I am currently using LogisticRegression from scikit-learn in the problem of multi-class categorization. I've decided to use LogisticRegression since I've read a couple of articles describing it as a well-calibrated algorithm in terms of prediction probabilities it returns.
For each result of the classifier I inspect its prediction probability as well as a distance between the classified observation and the rest of examples in the training set with the same decision class.
I'm surprised that for some of the results even though a class has been predicted with more than 90% confidence, the cosine similarity measure suggests that the given example is on average nearly orthogonal to the set of examples with the same class in the training set.
Can someone please provide some clue as to why such a discrepancy could be observed?

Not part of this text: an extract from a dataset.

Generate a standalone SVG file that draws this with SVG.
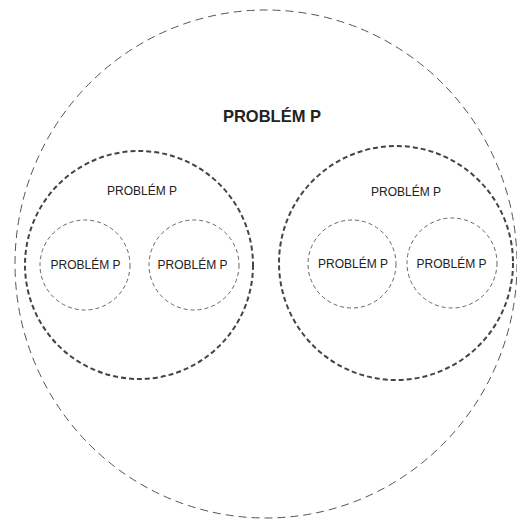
<svg xmlns="http://www.w3.org/2000/svg" width="517" height="520" viewBox="0 0 517 520">
<style>
.outer{fill:none;stroke:#555;stroke-width:1;stroke-dasharray:8 5}
.mid{fill:none;stroke:#444;stroke-width:2;stroke-dasharray:5 3}
.small{fill:none;stroke:#666;stroke-width:1;stroke-dasharray:4 3}
text{font-family:"Liberation Sans",Arial,sans-serif;fill:#222;text-anchor:middle}
.big{font-size:16.5px;font-weight:bold}
.lbl{font-size:12px}
</style>
<rect width="517" height="520" fill="#fff"/>
<g id="outer">
<ellipse class="outer" cx="266" cy="264" rx="251" ry="254"/>
<text class="big" x="272" y="122">PROBLÉM P</text>
</g>
<g id="left">
<circle class="mid" cx="139" cy="265" r="114"/>
<text class="lbl" x="142" y="195">PROBLÉM P</text>
</g>
<g id="right">
<circle class="mid" cx="396" cy="263" r="117"/>
<text class="lbl" x="406" y="196">PROBLÉM P</text>
</g>
<g id="left-a">
<circle class="small" cx="85" cy="265" r="45"/>
<text class="lbl" x="85.5" y="269">PROBLÉM P</text>
</g>
<g id="left-b">
<circle class="small" cx="194" cy="265" r="45"/>
<text class="lbl" x="192.5" y="269">PROBLÉM P</text>
</g>
<g id="right-a">
<circle class="small" cx="352" cy="264" r="44"/>
<text class="lbl" x="353" y="268">PROBLÉM P</text>
</g>
<g id="right-b">
<circle class="small" cx="452" cy="263" r="45"/>
<text class="lbl" x="451.5" y="268">PROBLÉM P</text>
</g>
<g id="connectors"/>
</svg>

I'd expect that for the examples that are substantially distant from the rest of observations with the same class, the LogisticRegression algorithm would return low prediction probabilities.
Logistic regression / classification will provide results with respect to a decision boundary but there is no guarantee that points on the same side of the boundary (i.e., belonging to the same class) will have small cosine distances (or even small Euclidean distances).
Consider points in the x-y plane where all points below y=0 belong to one class and all points above belong to the other class. The points (-1000, 1) and (1000, 1) belong to the same class but have a relatively large cosine distance between them. On the other hand, the points (1000, 1) and (1000, -1) belong to different classes but have a very small cosine distance.